Copyright Troll Righthaven Experiences Setback due to District Court’s Grant of Dismissal Motion to Defendant Claiming Fair Use
By Jonathan Allred – Edited by Cary Mayberger
Righthaven v. Realty One Group, 2:10-cv-1036-LRH-PAL (D. Nev. Oct. 18, 2010)
Opinion hosted by the Las Vegas Sun
In one of the first rulings to come down in plaintiff Righthaven’s many copyright suits, the District Court of Nevada granted defendant Michael Nelson’s motion to dismiss. Righthaven’s lawsuits are notable because they represent a new strategy in copyright enforcement. Righthaven acquires the rights to copyrighted works after discovering possible infringement; then, without the customary cease and desist letter or other warning, Righthaven brings a court action against the alleged infringers, usually obtaining a speedy settlement.
In a brief opinion granting the motion to dismiss in this case, the district court ruled that defendant’s use of a portion of the copyrighted article was permitted under the doctrine of fair use. The court reasoned that the copying was fair because the defendant only copied a small portion of the copyrighted article, the defendant copied only from the factual portion of the article and not from the author’s own commentary, and the copying was not likely to have an effect on the market for the article.
Defendant Michael Nelson posted the first eight sentences of a news story from the Las Vegas Review Journal on a real estate blog that he operates. Righthaven, after obtaining the rights in the news story from the Review Journal, sued the defendant in the District Court of Nevada. The defendant, in response, claimed fair use and asked the court to dismiss the case. The court’s fair use discussion was brief but noteworthy in that it employed a typically fact-intensive analysis in the context of a motion to dismiss. The court emphasized that the defendant appropriated a brief, factual portion of the work, and provided a hyperlink to the full article containing the original author’s commentary. Analyzing the effect on the potential market for the copyrighted work, the court reasoned that because the defendant did not copy the author’s commentary, the copied portion “does not satisfy a reader’s desire to view and read the article . . . and thereby does not dilute the market for the copyrighted work.” The court shed no further light on its reasoning or on the extent to which providing a hyperlink to the original work will enhance a fair use defense in future cases.

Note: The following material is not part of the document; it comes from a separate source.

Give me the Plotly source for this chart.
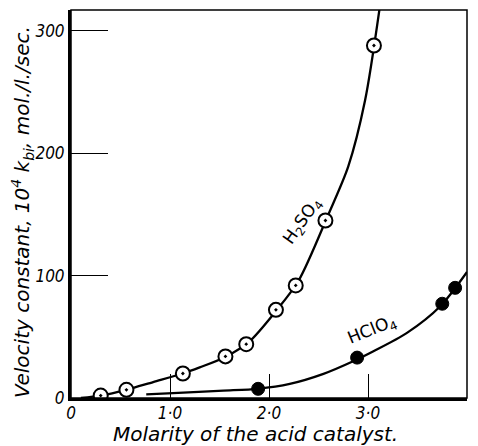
import plotly.graph_objects as go

# Data points
h2so4_x = [0.30, 0.56, 1.13, 1.56, 1.77, 2.07, 2.27, 2.57, 3.06]
h2so4_y = [2, 6.7, 20, 34, 44, 72, 92, 145, 288]

hclo4_x = [1.89, 2.89, 3.75, 3.88]
hclo4_y = [7.5, 33, 77, 90]

# Drawn smooth curves
h2so4_curve_x = [0.1, 0.3, 0.56, 0.83, 1.13, 1.3, 1.56, 1.8, 2.07, 2.3, 2.6, 2.8, 2.97, 3.12]
h2so4_curve_y = [0, 2, 6.7, 13, 20, 25, 33.5, 46, 71, 96, 150, 189, 243, 320]

hclo4_curve_x = [0.76, 1.03, 1.54, 1.885, 2.21, 2.55, 2.85, 3.05, 3.39, 3.73, 4.0]
hclo4_curve_y = [3, 4, 6, 7.5, 11.5, 19.7, 30, 38, 53, 75, 103]

x_tickvals = [0, 1, 2, 3, 4]
x_ticktext = ["0", "1·0", "2·0", "3·0", "4·0"]
y_tickvals = [0, 100, 200, 300]
y_ticktext = ["0", "100", "200", "300"]

FONT = "DejaVu Sans"
TICKFONT = "DejaVu Sans Condensed, DejaVu Sans"

# the page body adds an 8px offset; the figure is sized to compensate
OFF = 8
W, H = 478 - OFF, 446 - OFF
L, R, T, B = 71 - OFF, 11, 10 - OFF, 48
PW, PH = W - L - R, H - T - B


def px_x(win_x):
    return (win_x - OFF - L) / PW


def px_y(win_y):
    return (H - B - (win_y - OFF)) / PH


fig = go.Figure()
fig.add_trace(go.Scatter(x=h2so4_curve_x, y=h2so4_curve_y, mode="lines",
                         line=dict(color="black", width=2.3, shape="spline", smoothing=0.8),
                         hoverinfo="skip"))
fig.add_trace(go.Scatter(x=hclo4_curve_x, y=hclo4_curve_y, mode="lines",
                         line=dict(color="black", width=2.3, shape="spline", smoothing=0.8),
                         hoverinfo="skip"))
fig.add_trace(go.Scatter(x=h2so4_x, y=h2so4_y, mode="markers",
                         marker=dict(symbol="circle-dot", size=14, color="white",
                                     line=dict(color="black", width=2))))
fig.add_trace(go.Scatter(x=hclo4_x, y=hclo4_y, mode="markers",
                         marker=dict(symbol="circle", size=13, color="black",
                                     line=dict(color="black", width=1))))

fig.add_annotation(x=2.34, y=144, text="H<sub>2</sub>SO<sub>4</sub>", showarrow=False,
                   textangle=-55, font=dict(family=FONT, size=17, color="black"))
fig.add_annotation(x=3.04, y=55, text="HClO<sub>4</sub>", showarrow=False,
                   textangle=-22, font=dict(family=FONT, size=17, color="black"))

# axis titles
fig.add_annotation(xref="paper", yref="paper", x=px_x(255), y=px_y(434),
                   text="Molarity of the acid catalyst.", showarrow=False,
                   xanchor="center", yanchor="middle",
                   font=dict(family=FONT, size=20, color="black", style="italic"))
fig.add_annotation(xref="paper", yref="paper", x=px_x(23), y=px_y(212),
                   text="Velocity constant, 10<sup>4</sup> k<sub>bi</sub>, mol./l./sec.",
                   showarrow=False, textangle=-90,
                   xanchor="center", yanchor="middle",
                   font=dict(family=FONT, size=20, color="black", style="italic"))

# frame top/right
fig.add_shape(type="rect", xref="paper", yref="paper", x0=0, y0=0, x1=1, y1=1,
              line=dict(color="black", width=1.5))

fig.update_layout(
    width=W, height=H,
    margin=dict(l=L, r=R, t=T, b=B, autoexpand=False),
    paper_bgcolor="white", plot_bgcolor="white",
    showlegend=False,
    font=dict(family=FONT, color="black"),
    xaxis=dict(range=[0, 4], tickvals=x_tickvals, ticktext=x_ticktext,
               ticks="inside", ticklen=24, tickwidth=1.2, tickcolor="black",
               showline=True, linecolor="black", linewidth=3,
               showgrid=False, zeroline=False, automargin=False,
               ticklabelstandoff=-2,
               tickfont=dict(family=TICKFONT, size=17, style="italic")),
    yaxis=dict(range=[0, 317], tickvals=y_tickvals, ticktext=y_ticktext,
               ticks="inside", ticklen=37, tickwidth=1.2, tickcolor="black",
               showline=True, linecolor="black", linewidth=3,
               showgrid=False, zeroline=False, automargin=False,
               tickfont=dict(family=TICKFONT, size=17, style="italic")),
)

fig.write_html("out.html")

Because factors relevant to a fair use defense are often fact sensitive, courts rarely rely on the doctrine of fair use to grant motions to dismiss. Given that, according to the Las Vegas Sun, the case was settled soon after the ruling and thus will not be appealed, it will remain unknown whether the Ninth Circuit would have upheld the holding. Nevertheless, the decision provides some insight into how courts might treat the practice of using portions of news articles in blog posts, and how courts might protect defendants who assert fair use defenses from costly litigation by dismissing these kinds of cases early on. It is still unclear whether courts will be so generous with bloggers who appropriate complete works, or who fail to link back to the original source. Furthermore, while fair use cases are typically analyzed on a case-by-case basis, it remains to be seen whether other judges who follow Judge Hicks and rule on the issue as a matter of law will devise more fine-tuned doctrinal standards for fair use defenses in this context.
Jonathan Allred is a 2L at the Harvard Law School.